Yup, now, you can easily simulate them in your fav 3D modelling software. I wrote this to make designing my "holographic" displays much more convenient.
(volumetric displays, no holograms)
This repo will show you how to design your own POV display and view the final result.
Choose a high refresh rate (I used 240Hz) and model all the LED timings in such a way, that a full rotation equals "one second" (240 frames), but this full revolution does not represent real time.
Blender driver examples: Rotation:
-((frame/57.3)/240*360)
| LED Driver:(abs(cos(frame/240*pi*2))>0.99925)
Q: How does it work? A: This works by mimicking how our human eye and the persistence of vision works. I first tried to simply enable motion blur but Blender does not interpolate well in-between frames with changing material properties (just uses the motion vec and the mat properties in the current frame) and it would not represent a true POV image. By my method, you render a full revolution out and then my script averages every sinlge frame together. This somewhat achieves the same effect as a camera recording one image with the shutter open for a full revolution. This way, we can, just like we would in real life, see the integral of all momentary snapshots of the POV display in one picture.

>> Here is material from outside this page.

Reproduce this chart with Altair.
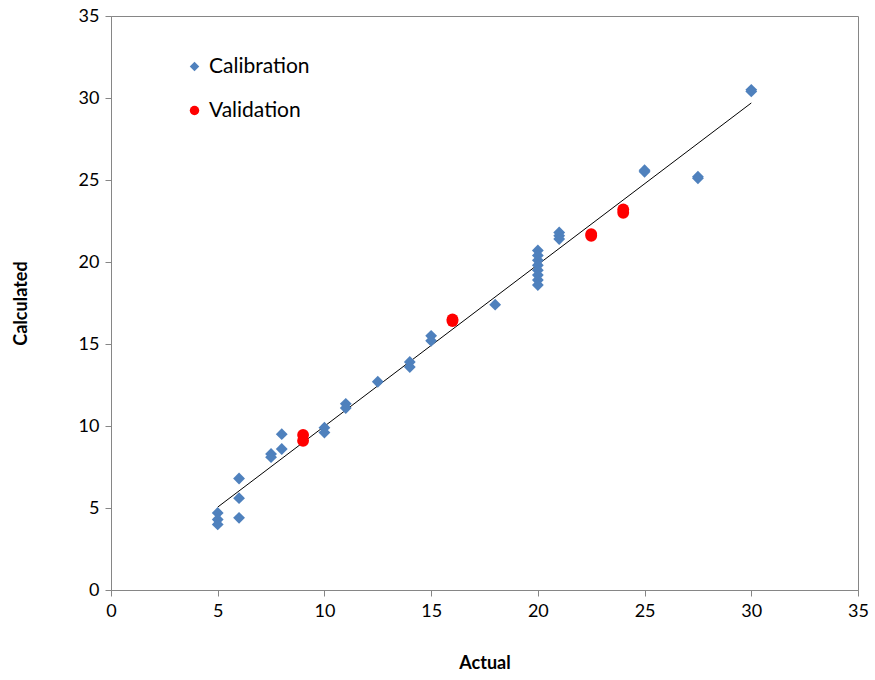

Q: Why EXR and not PNG/JPG? A: First, I tried to use PNG files but quickly realized that the display would not be visible at all. In a POV display, the LEDs need to be very bright so that the short time period the LED is seen by the eye gets compensated for. When increasing the intensity, in a normal PNG file it will just clip to the same white (1,1,1), which in fact is way too dimm for a POV display and thus just vanishes. On the other hand, when using EXR images, the full intensity information gets preserved and correctly averaged. The final output will be an image in sRGB color space.
NOTE: I wrote that script on my own and do not know python that well. Feel free to enhhance it!